AIM OF THE EXERCISE:
Exactly retype the lines from the top of the data through the line containing "1.7, 0.3, 0];", leaving out every picture.

· · · ·

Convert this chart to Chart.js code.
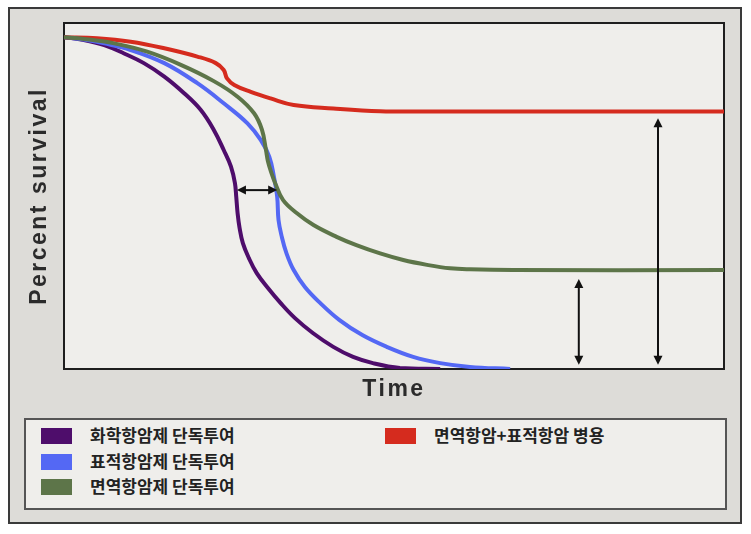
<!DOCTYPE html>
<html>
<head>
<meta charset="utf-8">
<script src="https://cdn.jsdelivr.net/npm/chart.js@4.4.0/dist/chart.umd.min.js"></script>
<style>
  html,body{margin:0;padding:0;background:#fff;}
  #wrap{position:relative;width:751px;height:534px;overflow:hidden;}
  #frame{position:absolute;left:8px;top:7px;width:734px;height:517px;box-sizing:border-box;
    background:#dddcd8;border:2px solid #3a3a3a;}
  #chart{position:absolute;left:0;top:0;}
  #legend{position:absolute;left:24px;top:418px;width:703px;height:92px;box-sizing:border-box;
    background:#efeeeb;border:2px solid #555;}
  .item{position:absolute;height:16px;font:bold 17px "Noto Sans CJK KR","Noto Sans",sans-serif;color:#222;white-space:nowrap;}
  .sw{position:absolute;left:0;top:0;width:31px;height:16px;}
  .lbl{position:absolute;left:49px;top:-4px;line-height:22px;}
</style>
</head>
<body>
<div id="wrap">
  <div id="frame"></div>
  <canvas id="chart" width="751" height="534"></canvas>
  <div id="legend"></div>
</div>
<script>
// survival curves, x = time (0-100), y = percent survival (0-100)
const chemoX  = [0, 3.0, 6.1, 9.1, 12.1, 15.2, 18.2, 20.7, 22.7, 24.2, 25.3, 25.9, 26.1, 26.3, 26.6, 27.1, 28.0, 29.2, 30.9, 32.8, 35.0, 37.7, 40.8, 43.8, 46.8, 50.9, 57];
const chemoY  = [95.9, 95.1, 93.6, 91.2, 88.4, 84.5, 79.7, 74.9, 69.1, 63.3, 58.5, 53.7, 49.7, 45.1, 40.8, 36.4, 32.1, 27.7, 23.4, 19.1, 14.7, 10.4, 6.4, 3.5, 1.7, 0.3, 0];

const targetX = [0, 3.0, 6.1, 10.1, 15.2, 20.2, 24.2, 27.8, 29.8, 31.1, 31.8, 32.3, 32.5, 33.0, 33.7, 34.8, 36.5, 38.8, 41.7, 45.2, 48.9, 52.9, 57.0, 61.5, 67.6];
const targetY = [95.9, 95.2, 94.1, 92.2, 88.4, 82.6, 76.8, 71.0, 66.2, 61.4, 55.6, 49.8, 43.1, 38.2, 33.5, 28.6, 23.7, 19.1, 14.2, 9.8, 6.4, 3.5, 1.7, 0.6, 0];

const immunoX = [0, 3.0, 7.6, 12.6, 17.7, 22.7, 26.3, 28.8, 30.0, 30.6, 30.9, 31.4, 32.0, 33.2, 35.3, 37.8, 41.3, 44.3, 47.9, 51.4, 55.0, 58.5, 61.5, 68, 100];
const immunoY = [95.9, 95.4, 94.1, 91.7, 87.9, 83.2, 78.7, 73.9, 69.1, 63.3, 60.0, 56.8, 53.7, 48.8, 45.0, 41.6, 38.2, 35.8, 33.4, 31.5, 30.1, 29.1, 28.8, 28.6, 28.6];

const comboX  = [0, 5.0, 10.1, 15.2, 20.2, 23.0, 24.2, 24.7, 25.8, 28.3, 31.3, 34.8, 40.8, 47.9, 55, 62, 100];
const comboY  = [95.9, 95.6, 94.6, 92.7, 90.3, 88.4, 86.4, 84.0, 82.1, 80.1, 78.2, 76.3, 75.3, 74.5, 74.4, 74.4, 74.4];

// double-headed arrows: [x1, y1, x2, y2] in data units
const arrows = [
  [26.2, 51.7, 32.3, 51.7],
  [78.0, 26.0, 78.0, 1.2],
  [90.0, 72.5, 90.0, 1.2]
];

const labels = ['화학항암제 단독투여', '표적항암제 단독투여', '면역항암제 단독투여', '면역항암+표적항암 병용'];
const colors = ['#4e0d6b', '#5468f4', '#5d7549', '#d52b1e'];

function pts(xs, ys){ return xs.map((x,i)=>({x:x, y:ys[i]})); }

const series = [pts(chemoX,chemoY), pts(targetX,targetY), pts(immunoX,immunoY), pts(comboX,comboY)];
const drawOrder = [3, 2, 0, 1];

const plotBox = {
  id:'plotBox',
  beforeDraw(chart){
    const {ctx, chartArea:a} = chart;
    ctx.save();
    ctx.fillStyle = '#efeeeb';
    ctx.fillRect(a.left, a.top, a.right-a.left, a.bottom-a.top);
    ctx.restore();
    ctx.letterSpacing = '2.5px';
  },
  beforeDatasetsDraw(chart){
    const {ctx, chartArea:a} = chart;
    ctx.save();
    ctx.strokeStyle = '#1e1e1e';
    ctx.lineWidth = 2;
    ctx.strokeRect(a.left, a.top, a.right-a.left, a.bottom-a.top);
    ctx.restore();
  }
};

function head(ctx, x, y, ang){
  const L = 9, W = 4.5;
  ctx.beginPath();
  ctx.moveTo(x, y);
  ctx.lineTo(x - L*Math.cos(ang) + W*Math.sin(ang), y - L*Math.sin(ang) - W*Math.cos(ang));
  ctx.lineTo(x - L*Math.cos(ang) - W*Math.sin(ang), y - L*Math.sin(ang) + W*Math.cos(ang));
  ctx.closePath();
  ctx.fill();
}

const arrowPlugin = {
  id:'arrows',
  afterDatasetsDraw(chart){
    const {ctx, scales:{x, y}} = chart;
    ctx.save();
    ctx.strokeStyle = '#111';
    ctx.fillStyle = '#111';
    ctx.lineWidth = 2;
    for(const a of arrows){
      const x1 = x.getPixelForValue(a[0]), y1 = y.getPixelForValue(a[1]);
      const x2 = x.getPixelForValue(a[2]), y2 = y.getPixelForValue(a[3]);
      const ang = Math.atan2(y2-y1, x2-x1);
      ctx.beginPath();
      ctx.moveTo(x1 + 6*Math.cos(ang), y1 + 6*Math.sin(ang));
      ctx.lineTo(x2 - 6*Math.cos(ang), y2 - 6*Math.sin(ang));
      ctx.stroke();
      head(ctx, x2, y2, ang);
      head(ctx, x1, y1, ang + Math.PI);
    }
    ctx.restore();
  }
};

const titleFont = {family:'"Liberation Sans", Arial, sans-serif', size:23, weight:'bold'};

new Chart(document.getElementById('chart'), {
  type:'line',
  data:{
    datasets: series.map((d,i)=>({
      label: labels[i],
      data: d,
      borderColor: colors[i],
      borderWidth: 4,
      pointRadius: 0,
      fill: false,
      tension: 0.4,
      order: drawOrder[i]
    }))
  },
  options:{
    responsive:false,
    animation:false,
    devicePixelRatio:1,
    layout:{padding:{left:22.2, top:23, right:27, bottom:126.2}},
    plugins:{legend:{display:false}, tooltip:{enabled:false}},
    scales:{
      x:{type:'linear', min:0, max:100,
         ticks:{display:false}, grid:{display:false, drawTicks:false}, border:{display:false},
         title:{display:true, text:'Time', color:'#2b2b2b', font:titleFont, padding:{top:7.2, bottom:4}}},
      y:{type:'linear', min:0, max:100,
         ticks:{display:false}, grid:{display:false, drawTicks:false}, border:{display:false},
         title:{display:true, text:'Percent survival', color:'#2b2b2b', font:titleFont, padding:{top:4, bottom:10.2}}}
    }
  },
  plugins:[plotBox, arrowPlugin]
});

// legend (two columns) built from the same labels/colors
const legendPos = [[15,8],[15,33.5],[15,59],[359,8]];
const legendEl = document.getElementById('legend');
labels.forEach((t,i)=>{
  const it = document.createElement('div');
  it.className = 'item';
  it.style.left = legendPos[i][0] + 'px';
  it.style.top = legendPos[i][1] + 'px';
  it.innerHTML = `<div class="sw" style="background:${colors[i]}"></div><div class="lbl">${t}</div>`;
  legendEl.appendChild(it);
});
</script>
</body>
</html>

· · · ·

SOLUTION TO THIS TASK:
Convert this chart to Chart.js code.
<!DOCTYPE html>
<html>
<head>
<meta charset="utf-8">
<script src="https://cdn.jsdelivr.net/npm/chart.js@4.4.0/dist/chart.umd.min.js"></script>
<style>
  html,body{margin:0;padding:0;background:#fff;}
  #wrap{position:relative;width:751px;height:534px;overflow:hidden;}
  #frame{position:absolute;left:8px;top:7px;width:734px;height:517px;box-sizing:border-box;
    background:#dddcd8;border:2px solid #3a3a3a;}
  #chart{position:absolute;left:0;top:0;}
  #legend{position:absolute;left:24px;top:418px;width:703px;height:92px;box-sizing:border-box;
    background:#efeeeb;border:2px solid #555;}
  .item{position:absolute;height:16px;font:bold 17px "Noto Sans CJK KR","Noto Sans",sans-serif;color:#222;white-space:nowrap;}
  .sw{position:absolute;left:0;top:0;width:31px;height:16px;}
  .lbl{position:absolute;left:49px;top:-4px;line-height:22px;}
</style>
</head>
<body>
<div id="wrap">
  <div id="frame"></div>
  <canvas id="chart" width="751" height="534"></canvas>
  <div id="legend"></div>
</div>
<script>
// survival curves, x = time (0-100), y = percent survival (0-100)
const chemoX  = [0, 3.0, 6.1, 9.1, 12.1, 15.2, 18.2, 20.7, 22.7, 24.2, 25.3, 25.9, 26.1, 26.3, 26.6, 27.1, 28.0, 29.2, 30.9, 32.8, 35.0, 37.7, 40.8, 43.8, 46.8, 50.9, 57];
const chemoY  = [95.9, 95.1, 93.6, 91.2, 88.4, 84.5, 79.7, 74.9, 69.1, 63.3, 58.5, 53.7, 49.7, 45.1, 40.8, 36.4, 32.1, 27.7, 23.4, 19.1, 14.7, 10.4, 6.4, 3.5, 1.7, 0.3, 0];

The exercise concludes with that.